SAM also will enhance APPA's research activities, she noted. "The concept behind SAM," Kinnaman said, "is to look at those performance indicators that reflect overall organizational effectiveness. SAM uses the Kaplan-Norton balanced scorecard framework to show how high-producing organizations look. SAM looks at an organization's strategy, finances, internal business processes, ability to learn and grow, and customer satisfaction—the major areas for gauging organizational effectiveness."

As APPA President, Kinnaman also intends to look at APPA's four core competencies in identifying specific performance indicators. Those four areas are general administration and management; operations and maintenance; energy and utilities; and planning, design, and construction. "We will be creating pars for the profession,' as in golf," she said. We envision 100+ organizations who will participate in a survey that will validate the levels of effectiveness over time. The model is a strategic tool that can be used by facilities administrators to initiate a benchmarking process. You can apply best practices toward improvement and do a better job of dealing with the realities of the profession. SAM will give APPA members a business tool to facilitate discussion with campus decision makers."
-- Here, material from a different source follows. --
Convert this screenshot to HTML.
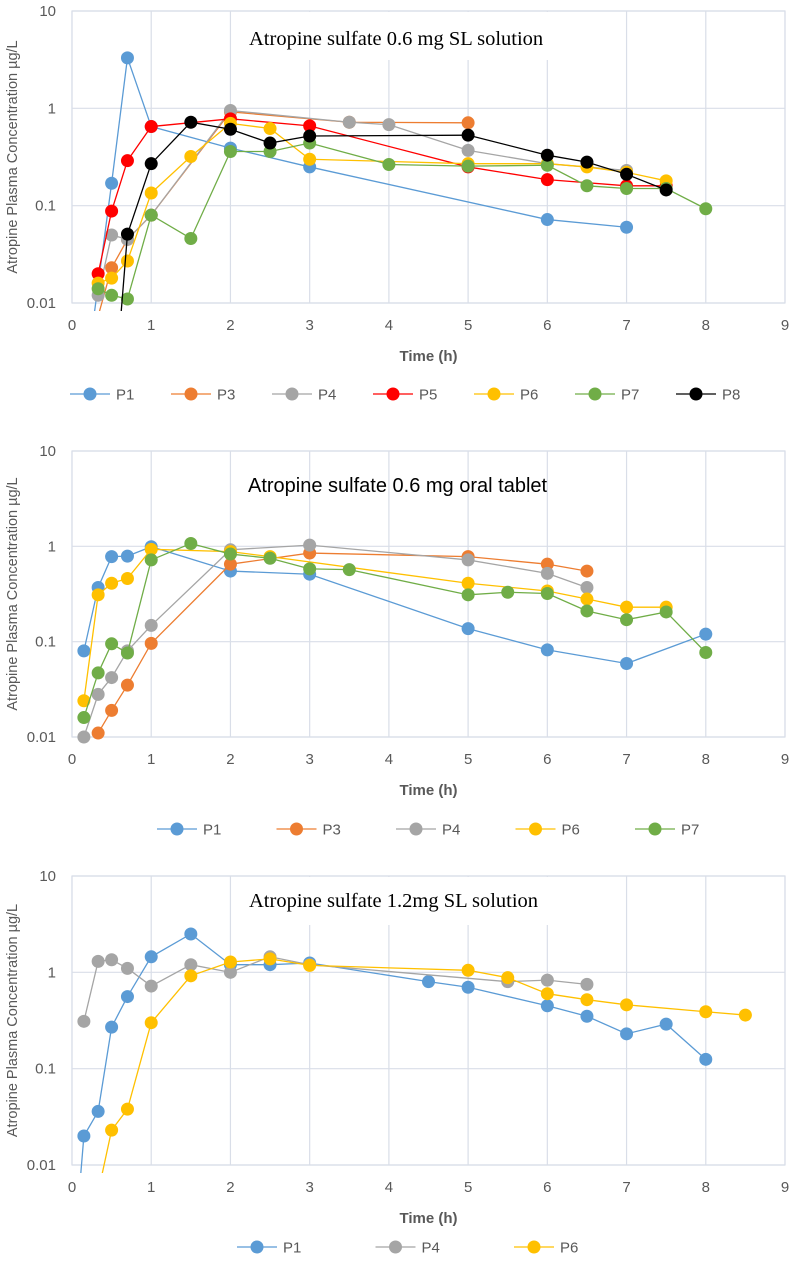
<!DOCTYPE html>
<html><head><meta charset="utf-8"><style>
body{margin:0;background:#fff}
svg{display:block}
</style></head><body>
<svg id="s" width="791" height="1265" xmlns="http://www.w3.org/2000/svg" style="font-family:'Liberation Sans',sans-serif"></svg>
<script>
// ---- chart 1 data: 0.6 mg SL solution
const c1Names=["P1","P3","P4","P5","P6","P7","P8"];
const c1P1x=[0.25,0.5,0.7,1,2,3,6,7], c1P1y=[0.005,0.17,3.3,0.65,0.39,0.25,0.072,0.06];
const c1P3x=[0.3,0.5,0.7,1,2,3.5,5], c1P3y=[0.006,0.023,0.045,0.08,0.92,0.72,0.71];
const c1P4x=[0.33,0.5,0.7,1,2,3.5,4,5,6,7], c1P4y=[0.012,0.05,0.045,0.08,0.95,0.72,0.68,0.37,0.27,0.23];
const c1P5x=[0.33,0.5,0.7,1,2,3,5,6,7,7.5], c1P5y=[0.02,0.088,0.29,0.65,0.78,0.66,0.25,0.185,0.16,0.16];
const c1P6x=[0.33,0.5,0.7,1,1.5,2,2.5,3,5,6,6.5,7,7.5], c1P6y=[0.016,0.018,0.027,0.135,0.32,0.7,0.62,0.3,0.27,0.27,0.25,0.22,0.18];
const c1P7x=[0.33,0.5,0.7,1,1.5,2,2.5,3,4,5,6,6.5,7,7.5,8], c1P7y=[0.014,0.012,0.011,0.08,0.046,0.36,0.36,0.44,0.265,0.255,0.26,0.16,0.15,0.15,0.093];
const c1P8x=[0.6,0.7,1,1.5,2,2.5,3,5,6,6.5,7,7.5], c1P8y=[0.005,0.051,0.27,0.72,0.61,0.44,0.52,0.53,0.33,0.28,0.21,0.145];
// ---- chart 2 data: 0.6 mg oral tablet
const c2Names=["P1","P3","P4","P6","P7"];
const c2P1x=[0.15,0.33,0.5,0.7,1,2,3,5,6,7,8], c2P1y=[0.08,0.37,0.78,0.79,0.99,0.55,0.51,0.137,0.082,0.059,0.12];
const c2P3x=[0.33,0.5,0.7,1,2,3,5,6,6.5], c2P3y=[0.011,0.019,0.035,0.096,0.65,0.85,0.78,0.65,0.55];
const c2P4x=[0.15,0.33,0.5,0.7,1,2,3,5,6,6.5], c2P4y=[0.01,0.028,0.042,0.08,0.148,0.92,1.03,0.72,0.52,0.37];
const c2P6x=[0.15,0.33,0.5,0.7,1,2,2.5,5,6,6.5,7,7.5], c2P6y=[0.024,0.31,0.41,0.46,0.93,0.88,0.78,0.41,0.34,0.28,0.23,0.23];
const c2P7x=[0.15,0.33,0.5,0.7,1,1.5,2,2.5,3,3.5,5,5.5,6,6.5,7,7.5,8], c2P7y=[0.016,0.047,0.095,0.076,0.72,1.07,0.83,0.75,0.58,0.57,0.31,0.33,0.32,0.21,0.17,0.205,0.077];
// ---- chart 3 data: 1.2 mg SL solution
const c3Names=["P1","P4","P6"];
const c3P1x=[0.08,0.15,0.33,0.5,0.7,1,1.5,2,2.5,3,4.5,5,6,6.5,7,7.5,8], c3P1y=[0.004,0.02,0.036,0.27,0.56,1.45,2.5,1.2,1.2,1.25,0.8,0.7,0.45,0.35,0.23,0.29,0.125];
const c3P4x=[0.15,0.33,0.5,0.7,1,1.5,2,2.5,3,5.5,6,6.5], c3P4y=[0.31,1.3,1.35,1.1,0.72,1.2,1.0,1.45,1.2,0.8,0.83,0.75];
const c3P6x=[0.3,0.5,0.7,1,1.5,2,2.5,3,5,5.5,6,6.5,7,8,8.5], c3P6y=[0.004,0.023,0.038,0.3,0.92,1.28,1.38,1.18,1.05,0.88,0.6,0.52,0.46,0.39,0.36];
const xTicks=[0,1,2,3,4,5,6,7,8,9];
const yTicks=[0.01,0.1,1,10];
const yTickLabels=["0.01","0.1","1","10"];

const COL={P1:"#5B9BD5",P3:"#ED7D31",P4:"#A5A5A5",P5:"#FF0000",P6:"#FFC000",P7:"#70AD47",P8:"#000000"};
const NS="http://www.w3.org/2000/svg";
const svg=document.getElementById('s');
function mk(tag,attrs,parent){const e=document.createElementNS(NS,tag);for(const k in attrs)e.setAttribute(k,attrs[k]);(parent||svg).appendChild(e);return e;}

function drawChart(id,box,names,xs,ys,title,legendX){
  const g=mk('g',{});
  
  
  const X=v=>box.l+(v-0)/9*(box.r-box.l);
  const Y=v=>box.b-(Math.log10(v)+2)/3*(box.b-box.t);
  xTicks.forEach((t,i)=>{
    const ln=mk('line',{x1:X(t),x2:X(t),y1:box.t,y2:box.b,stroke:"#D9DEE8","stroke-width":1.2},g);
    
    
    const tx=mk('text',{x:X(t),y:box.b+27,"text-anchor":"middle","font-size":15,fill:"#595959"},g);
    tx.textContent=t;
    
    
  });
  yTicks.forEach((t,i)=>{
    const ln=mk('line',{x1:box.l,x2:box.r,y1:Y(t),y2:Y(t),stroke:"#D9DEE8","stroke-width":1.2},g);
    
    
    const tx=mk('text',{x:box.l-16,y:Y(t)+5,"text-anchor":"end","font-size":15,fill:"#595959"},g);
    tx.textContent=yTickLabels[i];
    
    
  });
  mk('rect',{x:box.l,y:box.t,width:box.r-box.l,height:box.b-box.t,fill:"none",stroke:"#D9DEE8","stroke-width":1.2},g);
  if(title.serif){
    const r=mk('rect',{x:235,y:box.t+1,width:320,height:48,fill:"#fff"},g);
    
    
  }
  const tt=mk('text',{x:title.x,y:title.y,"font-size":title.serif?20.5:20,fill:"#000",style:title.serif?"font-family:'Liberation Serif',serif":"font-family:'Liberation Sans',sans-serif"},g);
  tt.textContent=title.text;
  
  
  const xt=mk('text',{x:(box.l+box.r)/2,y:box.b+58,"text-anchor":"middle","font-size":15,"font-weight":"bold",fill:"#595959"},g);
  xt.textContent="Time (h)";
  
  
  const cy=(box.t+box.b)/2;
  const yt=mk('text',{x:17,y:cy,"text-anchor":"middle","font-size":14.5,fill:"#595959",transform:`rotate(-90 17 ${cy})`},g);
  yt.textContent="Atropine Plasma Concentration µg/L";
  
  
  const clip=mk('clipPath',{id:id+'clip'},g);
  mk('rect',{x:box.l,y:box.t-8,width:box.r-box.l,height:box.b-box.t+16},clip);
  const plot=mk('g',{"clip-path":`url(#${id}clip)`},g);
  names.forEach((n,si)=>{
    const sg=mk('g',{},plot);
    
    
    const pts=xs[si].map((x,i)=>X(x)+","+Y(ys[si][i])).join(" ");
    mk('polyline',{points:pts,fill:"none",stroke:COL[n],"stroke-width":1.3},sg);
    xs[si].forEach((x,i)=>{
      const yy=Y(ys[si][i]);
      if(yy>box.b+2)return;
      const c=mk('circle',{cx:X(x),cy:yy,r:6.5,fill:COL[n]},sg);
      
      
    });
  });
  const ly=legendX.y;
  names.forEach((n,i)=>{
    const cx=legendX.start+i*legendX.step;
    const lg=mk('g',{},g);
    
    
    mk('line',{x1:cx-20,x2:cx+20,y1:ly,y2:ly,stroke:COL[n],"stroke-width":1.3},lg);
    mk('circle',{cx:cx,cy:ly,r:6.5,fill:COL[n]},lg);
    const t=mk('text',{x:cx+26,y:ly+5.5,"font-size":15,fill:"#595959"},lg);
    t.textContent=n;
  });
}
drawChart('c1',{l:72,r:785,t:11,b:303},c1Names,
  [c1P1x,c1P3x,c1P4x,c1P5x,c1P6x,c1P7x,c1P8x],[c1P1y,c1P3y,c1P4y,c1P5y,c1P6y,c1P7y,c1P8y],
  {text:"Atropine sulfate 0.6 mg SL solution",x:249,y:45,serif:true},{start:90,step:101,y:394});
drawChart('c2',{l:72,r:785,t:451,b:737},c2Names,
  [c2P1x,c2P3x,c2P4x,c2P6x,c2P7x],[c2P1y,c2P3y,c2P4y,c2P6y,c2P7y],
  {text:"Atropine sulfate 0.6 mg oral tablet",x:248,y:492,serif:false},{start:177,step:119.5,y:829});
drawChart('c3',{l:72,r:785,t:876,b:1165},c3Names,
  [c3P1x,c3P4x,c3P6x],[c3P1y,c3P4y,c3P6y],
  {text:"Atropine sulfate 1.2mg SL solution",x:249,y:907,serif:true},{start:257,step:138.5,y:1247});
</script>
</body></html>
One of Kinnaman's great joys in APPA has been her involvement with the APPA Institute. "It has been thoroughly gratifying," she said. "I'd also like to get more involved with the Leadership Academy. These programs are typical of the wonderful opportunities offered by APPA for employees in facilities management."

Dealing with the Guys

Although she would like to see more members of her gender in the profession, being one of only a few women in education facilities management has not fazed Kinnaman much, due in great measure to her upbringing. "As the oldest of four children with three brothers, being in a male-dominated profession has not been a real transition for me," she said. "I got used to standing up for myself early. My philosophy always has been that excellence eventually bubbles to the top. And if women have to persevere a little longer and work a little harder, so be it."

To help improve the balance within the profession, Kinnaman would like to see a mentoring program for all. "Ironically, men in the association have said they need mentors, too," she noted. "I see them embracing diversity. I haven't had to deal with anyone in APPA as insensitive lugs, although we do need more mentoring to bring more women into the profession and the association." She urged other women interested in this field of work to "persevere, speak out, and be confident."

Looking to the Future

While her current focus is on the immediate future of her presidency, Kinnaman also is looking further ahead. She wants to promote APPA's vision to be the "association of choice and a global partner in learning," for the profession. To achieve such a lofty goal, she expects the association to make major progress on its list of initiatives. "Our initiatives have grown from 45 last fall to 110," she said. "These are significant pieces of work that will be major additions to the toolbox of skills that APPA brings to our members."

For the facilities management profession to be "up to snuff in the future," she said, "we will have to fulfill new roles. We've got to bring many resources to the table of higher education. I can see it on our own campus—our publics are urging us to become technologists, experts, and partners. We need to step up to the plate and embrace the opportunity. APPA can be immensely helpful by providing the networking, resources, and tools needed to cope with our evolving roles.

In terms of her own career, Kinnaman continues to be challenged in her current position as director. "The challenges are numerous in an environment that is ever-changing." She plans to "stay apprised of progress in APPA and shepherd SAM, the Institute and the Leadership Academy into the future even after her presidency. "I'd like to see the research and fellow activity of the Professional Leadership Center mature and present our members with the opportunity to contribute to the body of knowledge and give back to the facilities management profession.